### Exercise
Copy out every line exactly, passing over the pictures.
_ _ _
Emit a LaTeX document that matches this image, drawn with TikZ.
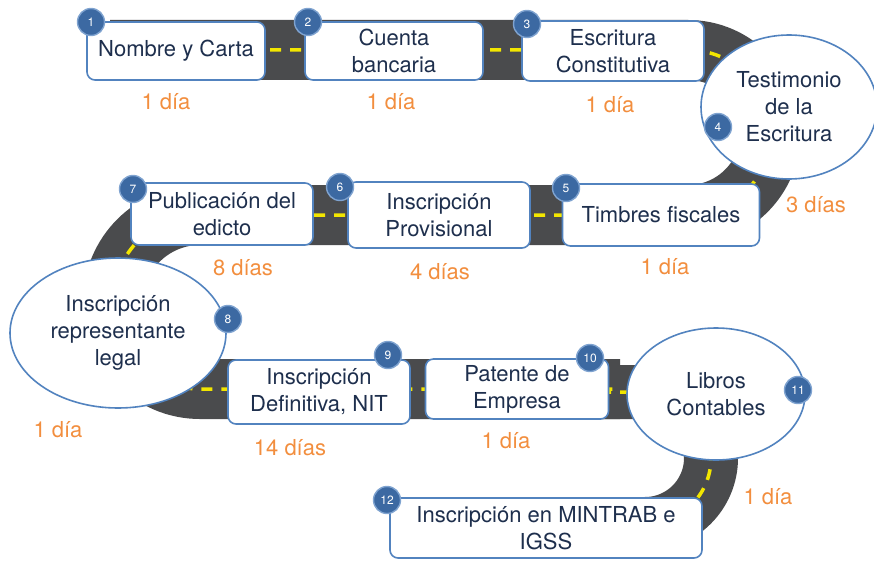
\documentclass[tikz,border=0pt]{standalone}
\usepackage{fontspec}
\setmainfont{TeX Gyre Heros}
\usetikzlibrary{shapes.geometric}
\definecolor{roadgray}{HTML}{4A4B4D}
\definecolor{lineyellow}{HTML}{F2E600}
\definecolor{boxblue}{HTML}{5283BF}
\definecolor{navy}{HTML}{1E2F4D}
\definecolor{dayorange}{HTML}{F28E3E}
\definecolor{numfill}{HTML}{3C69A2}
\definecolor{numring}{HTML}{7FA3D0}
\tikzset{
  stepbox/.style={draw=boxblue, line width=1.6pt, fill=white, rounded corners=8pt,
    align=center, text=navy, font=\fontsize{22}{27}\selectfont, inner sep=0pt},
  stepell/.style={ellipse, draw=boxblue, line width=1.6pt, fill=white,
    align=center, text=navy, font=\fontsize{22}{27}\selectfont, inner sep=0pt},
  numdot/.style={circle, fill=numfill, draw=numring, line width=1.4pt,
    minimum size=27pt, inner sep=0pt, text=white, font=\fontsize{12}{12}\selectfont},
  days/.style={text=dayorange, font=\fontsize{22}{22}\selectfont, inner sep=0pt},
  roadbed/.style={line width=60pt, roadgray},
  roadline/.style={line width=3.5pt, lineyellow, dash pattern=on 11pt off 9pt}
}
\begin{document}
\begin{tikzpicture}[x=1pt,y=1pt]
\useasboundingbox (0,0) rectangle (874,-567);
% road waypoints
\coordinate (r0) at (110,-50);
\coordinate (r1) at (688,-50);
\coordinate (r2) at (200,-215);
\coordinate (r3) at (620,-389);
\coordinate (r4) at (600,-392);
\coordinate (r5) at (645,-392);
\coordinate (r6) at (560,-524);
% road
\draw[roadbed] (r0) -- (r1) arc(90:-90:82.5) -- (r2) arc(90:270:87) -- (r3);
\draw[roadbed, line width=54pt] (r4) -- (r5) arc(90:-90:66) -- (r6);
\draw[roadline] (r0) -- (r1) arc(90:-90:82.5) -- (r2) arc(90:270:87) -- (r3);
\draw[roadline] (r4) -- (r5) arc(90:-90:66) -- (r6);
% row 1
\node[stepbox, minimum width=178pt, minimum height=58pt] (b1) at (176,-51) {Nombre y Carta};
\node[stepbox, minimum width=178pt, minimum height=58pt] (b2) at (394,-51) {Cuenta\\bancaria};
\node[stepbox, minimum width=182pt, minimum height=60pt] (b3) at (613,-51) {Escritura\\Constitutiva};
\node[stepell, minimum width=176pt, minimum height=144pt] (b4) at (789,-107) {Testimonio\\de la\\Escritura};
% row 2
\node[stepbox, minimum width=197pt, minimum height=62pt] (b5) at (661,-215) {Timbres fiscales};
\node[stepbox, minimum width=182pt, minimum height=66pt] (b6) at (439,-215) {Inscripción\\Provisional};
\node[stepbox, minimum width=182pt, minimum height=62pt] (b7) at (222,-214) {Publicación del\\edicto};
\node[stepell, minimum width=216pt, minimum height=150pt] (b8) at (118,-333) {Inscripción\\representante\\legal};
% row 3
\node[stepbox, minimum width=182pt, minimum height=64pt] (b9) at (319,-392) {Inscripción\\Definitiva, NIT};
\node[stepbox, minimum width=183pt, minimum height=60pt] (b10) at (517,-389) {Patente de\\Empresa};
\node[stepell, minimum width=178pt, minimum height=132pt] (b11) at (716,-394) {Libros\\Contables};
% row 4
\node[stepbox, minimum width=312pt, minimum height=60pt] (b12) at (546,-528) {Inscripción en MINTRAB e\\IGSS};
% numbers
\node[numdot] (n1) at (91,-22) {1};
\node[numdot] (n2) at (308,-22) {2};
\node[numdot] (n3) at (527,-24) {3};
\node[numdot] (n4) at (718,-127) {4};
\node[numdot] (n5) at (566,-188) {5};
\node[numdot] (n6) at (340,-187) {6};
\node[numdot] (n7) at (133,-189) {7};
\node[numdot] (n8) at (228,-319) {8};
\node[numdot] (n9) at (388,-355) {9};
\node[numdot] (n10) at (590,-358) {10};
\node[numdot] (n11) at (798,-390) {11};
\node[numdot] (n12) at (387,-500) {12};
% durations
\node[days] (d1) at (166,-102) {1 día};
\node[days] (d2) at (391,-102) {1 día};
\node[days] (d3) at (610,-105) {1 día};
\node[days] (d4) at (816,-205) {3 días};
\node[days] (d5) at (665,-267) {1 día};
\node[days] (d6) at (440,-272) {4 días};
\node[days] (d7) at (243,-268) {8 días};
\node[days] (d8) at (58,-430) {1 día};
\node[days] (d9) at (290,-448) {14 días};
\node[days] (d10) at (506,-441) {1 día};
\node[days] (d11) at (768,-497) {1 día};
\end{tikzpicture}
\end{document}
_ _ _
### Solution
Emit a LaTeX document that matches this image, drawn with TikZ.
\documentclass[tikz,border=0pt]{standalone}
\usepackage{fontspec}
\setmainfont{TeX Gyre Heros}
\usetikzlibrary{shapes.geometric}
\definecolor{roadgray}{HTML}{4A4B4D}
\definecolor{lineyellow}{HTML}{F2E600}
\definecolor{boxblue}{HTML}{5283BF}
\definecolor{navy}{HTML}{1E2F4D}
\definecolor{dayorange}{HTML}{F28E3E}
\definecolor{numfill}{HTML}{3C69A2}
\definecolor{numring}{HTML}{7FA3D0}
\tikzset{
  stepbox/.style={draw=boxblue, line width=1.6pt, fill=white, rounded corners=8pt,
    align=center, text=navy, font=\fontsize{22}{27}\selectfont, inner sep=0pt},
  stepell/.style={ellipse, draw=boxblue, line width=1.6pt, fill=white,
    align=center, text=navy, font=\fontsize{22}{27}\selectfont, inner sep=0pt},
  numdot/.style={circle, fill=numfill, draw=numring, line width=1.4pt,
    minimum size=27pt, inner sep=0pt, text=white, font=\fontsize{12}{12}\selectfont},
  days/.style={text=dayorange, font=\fontsize{22}{22}\selectfont, inner sep=0pt},
  roadbed/.style={line width=60pt, roadgray},
  roadline/.style={line width=3.5pt, lineyellow, dash pattern=on 11pt off 9pt}
}
\begin{document}
\begin{tikzpicture}[x=1pt,y=1pt]
\useasboundingbox (0,0) rectangle (874,-567);
% road waypoints
\coordinate (r0) at (110,-50);
\coordinate (r1) at (688,-50);
\coordinate (r2) at (200,-215);
\coordinate (r3) at (620,-389);
\coordinate (r4) at (600,-392);
\coordinate (r5) at (645,-392);
\coordinate (r6) at (560,-524);
% road
\draw[roadbed] (r0) -- (r1) arc(90:-90:82.5) -- (r2) arc(90:270:87) -- (r3);
\draw[roadbed, line width=54pt] (r4) -- (r5) arc(90:-90:66) -- (r6);
\draw[roadline] (r0) -- (r1) arc(90:-90:82.5) -- (r2) arc(90:270:87) -- (r3);
\draw[roadline] (r4) -- (r5) arc(90:-90:66) -- (r6);
% row 1
\node[stepbox, minimum width=178pt, minimum height=58pt] (b1) at (176,-51) {Nombre y Carta};
\node[stepbox, minimum width=178pt, minimum height=58pt] (b2) at (394,-51) {Cuenta\\bancaria};
\node[stepbox, minimum width=182pt, minimum height=60pt] (b3) at (613,-51) {Escritura\\Constitutiva};
\node[stepell, minimum width=176pt, minimum height=144pt] (b4) at (789,-107) {Testimonio\\de la\\Escritura};
% row 2
\node[stepbox, minimum width=197pt, minimum height=62pt] (b5) at (661,-215) {Timbres fiscales};
\node[stepbox, minimum width=182pt, minimum height=66pt] (b6) at (439,-215) {Inscripción\\Provisional};
\node[stepbox, minimum width=182pt, minimum height=62pt] (b7) at (222,-214) {Publicación del\\edicto};
\node[stepell, minimum width=216pt, minimum height=150pt] (b8) at (118,-333) {Inscripción\\representante\\legal};
% row 3
\node[stepbox, minimum width=182pt, minimum height=64pt] (b9) at (319,-392) {Inscripción\\Definitiva, NIT};
\node[stepbox, minimum width=183pt, minimum height=60pt] (b10) at (517,-389) {Patente de\\Empresa};
\node[stepell, minimum width=178pt, minimum height=132pt] (b11) at (716,-394) {Libros\\Contables};
% row 4
\node[stepbox, minimum width=312pt, minimum height=60pt] (b12) at (546,-528) {Inscripción en MINTRAB e\\IGSS};
% numbers
\node[numdot] (n1) at (91,-22) {1};
\node[numdot] (n2) at (308,-22) {2};
\node[numdot] (n3) at (527,-24) {3};
\node[numdot] (n4) at (718,-127) {4};
\node[numdot] (n5) at (566,-188) {5};
\node[numdot] (n6) at (340,-187) {6};
\node[numdot] (n7) at (133,-189) {7};
\node[numdot] (n8) at (228,-319) {8};
\node[numdot] (n9) at (388,-355) {9};
\node[numdot] (n10) at (590,-358) {10};
\node[numdot] (n11) at (798,-390) {11};
\node[numdot] (n12) at (387,-500) {12};
% durations
\node[days] (d1) at (166,-102) {1 día};
\node[days] (d2) at (391,-102) {1 día};
\node[days] (d3) at (610,-105) {1 día};
\node[days] (d4) at (816,-205) {3 días};
\node[days] (d5) at (665,-267) {1 día};
\node[days] (d6) at (440,-272) {4 días};
\node[days] (d7) at (243,-268) {8 días};
\node[days] (d8) at (58,-430) {1 día};
\node[days] (d9) at (290,-448) {14 días};
\node[days] (d10) at (506,-441) {1 día};
\node[days] (d11) at (768,-497) {1 día};
\end{tikzpicture}
\end{document}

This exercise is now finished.